Pertamina saat ini tengah melanjutkan uji coba pasar (trial market) untuk Pertamax Green 95 (E5) hingga tahun 2026. Eniya berharap, konsumsi BBM campuran bioetanol 5 persen terus meningkat sebagai pondasi menuju penerapan E10.
“Tahun depan sudah pasti bergerak untuk E5. Kita harapkan E5 bertumbuh. Saya pinginnya itu konsumsinya makin tumbuh,” imbuhnya.
Untuk merealisasikan program tersebut, Kementerian ESDM juga tengah menyusun Keputusan Menteri (Kepmen) ESDM sebagai dasar hukum pentahapan mandatori bioetanol.

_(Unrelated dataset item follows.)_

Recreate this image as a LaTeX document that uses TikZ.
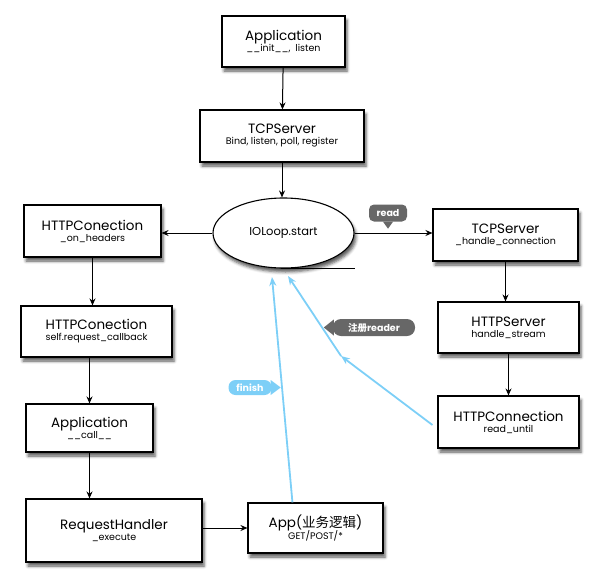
\documentclass[tikz,border=0pt]{standalone}
\usepackage{fontspec}
\setmainfont{Poppins}
\newfontfamily\cjk{Noto Sans CJK SC}
\usetikzlibrary{shapes.geometric,arrows.meta,shadows.blur,calc}
\definecolor{lblue}{HTML}{7DCFF7}
\definecolor{dgray}{HTML}{676767}
\tikzset{
  box/.style={draw=black, line width=1.1pt, fill=white, align=center, inner sep=2pt,
    blur shadow={shadow xshift=2pt, shadow yshift=-4pt, shadow blur radius=3pt, shadow opacity=65}},
  arr/.style={-{Stealth[length=7pt,width=6pt]}, line width=1pt},
  barr/.style={-{Stealth[length=9pt,width=7pt]}, draw=lblue, line width=1.8pt},
  tag/.style={text=white, font=\bfseries\fontsize{9.5}{10}\selectfont, inner sep=0pt},
}
\newcommand{\bx}[2]{{\fontsize{13.5}{14}\selectfont #1}\\[-1pt]{\fontsize{9.5}{10}\selectfont #2}}
\begin{document}
\begin{tikzpicture}[x=1pt,y=-1pt]
\useasboundingbox (0,0) rectangle (599,586);
\node[box, minimum width=123pt, minimum height=51pt] (app) at (283.5,41.5) {\bx{Application}{\_\_init\_\_, \ listen}};
\node[box, minimum width=164pt, minimum height=52pt] (tcp) at (282,136) {\bx{TCPServer}{Bind, listen, poll, register}};
\node[ellipse, box, minimum width=141pt, minimum height=70pt] (loop) at (283.5,233) {\fontsize{11.5}{13}\selectfont IOLoop.start};
\node[box, minimum width=137pt, minimum height=52pt] (hc1) at (92.5,231) {\bx{HTTPConection}{\_on\_headers}};
\node[box, minimum width=145pt, minimum height=52pt] (tcp2) at (505.5,235) {\bx{TCPServer}{\_handle\_connection}};
\node[box, minimum width=141pt, minimum height=51pt] (hs) at (508.5,327.5) {\bx{HTTPServer}{handle\_stream}};
\node[box, minimum width=141pt, minimum height=52pt] (hconn) at (508.5,422) {\bx{HTTPConnection}{read\_until}};
\node[box, minimum width=151pt, minimum height=51pt] (hc2) at (96.5,331.5) {\bx{HTTPConection}{self.request\_callback}};
\node[box, minimum width=127pt, minimum height=48pt] (appcall) at (89.5,428) {\bx{Application}{\_\_call\_\_}};
\node[box, minimum width=176pt, minimum height=63pt] (rh) at (114,530.5) {\bx{RequestHandler}{\_execute}};
\node[box, minimum width=135pt, minimum height=50pt] (biz) at (315.5,528) {\bx{App({\cjk 业务逻辑})}{GET/POST/*}};

% black connectors
\draw[arr] (app) -- (tcp);
\draw[arr] (tcp.south) -- (tcp.south |- loop.north);
\draw[arr] (loop.west) -- (hc1.east |- loop.west);
\draw[arr] (loop.east) -- (tcp2.west |- loop.east);
\draw[arr] (tcp2.south) -- (tcp2.south |- hs.north);
\draw[arr] (hs) -- (hconn);
\draw[arr] (hc1.south) -- (hc1.south |- hc2.north);
\draw[arr] (appcall.north |- hc2.south) -- (appcall.north);
\draw[arr] (appcall.south) -- (appcall.south |- rh.north);
\draw[arr] (rh.east |- biz.west) -- (biz.west);
\draw[line width=1pt] ($(loop.south)+(-3,0)$) -- ++(74,0);

% blue connectors
\coordinate (bizup) at ($(biz.north west)+(45,0)$);
\coordinate (lt1) at (272,277);
\coordinate (mid) at (341,356);
\coordinate (lt2) at (288,276);
\coordinate (hcl) at ($(hconn.west)+(-5,3)$);
\draw[barr] (bizup) -- (lt1);
\draw[barr] (hcl) -- (mid);
\draw[barr] (mid) -- (lt2);

% tags
\node[tag, fill=dgray, rounded corners=5pt, minimum width=38pt, minimum height=17pt] (read) at (388,213) {read};
\fill[dgray] ($(read.south)+(-5,0)$) -- ($(read.south)+(0,7)$) -- ($(read.south)+(5,0)$) -- cycle;
\node[tag, fill=dgray, rounded corners=8pt, minimum width=82pt, minimum height=17pt] (reg) at (374,327.5) {{\cjk\bfseries 注册}reader};
\fill[dgray] ($(reg.west)+(1,-8)$) -- ($(reg.west)+(-9,0)$) -- ($(reg.west)+(1,8)$) -- cycle;
\node[tag, fill=lblue, rounded corners=7pt, minimum width=43pt, minimum height=15pt] (fin) at (250,387.5) {finish};
\fill[lblue] ($(fin.east)+(-1,-7.5)$) -- ($(fin.east)+(9,0)$) -- ($(fin.east)+(-1,7.5)$) -- cycle;
\end{tikzpicture}
\end{document}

“Kalau E10 ditetapkan, berarti kita perlu 1,2 juta kiloliter etanol untuk non PSO dulu. Jadi non PSO itu kita harapkan konsumsinya makin tinggi,” kata Eniya.
Transformasi Energi untuk Ketahanan Nasional
Langkah Pertamina dalam memastikan penyaluran BBM aman di Bengkulu, sekaligus mendukung program E10 nasional, menunjukkan komitmen kuat dalam menjaga ketahanan energi dan transisi menuju energi hijau.
Dengan kombinasi strategi antara optimalisasi pasokan konvensional dan pengembangan energi terbarukan, Indonesia tengah berada di jalur untuk mewujudkan kemandirian energi yang berkelanjutan.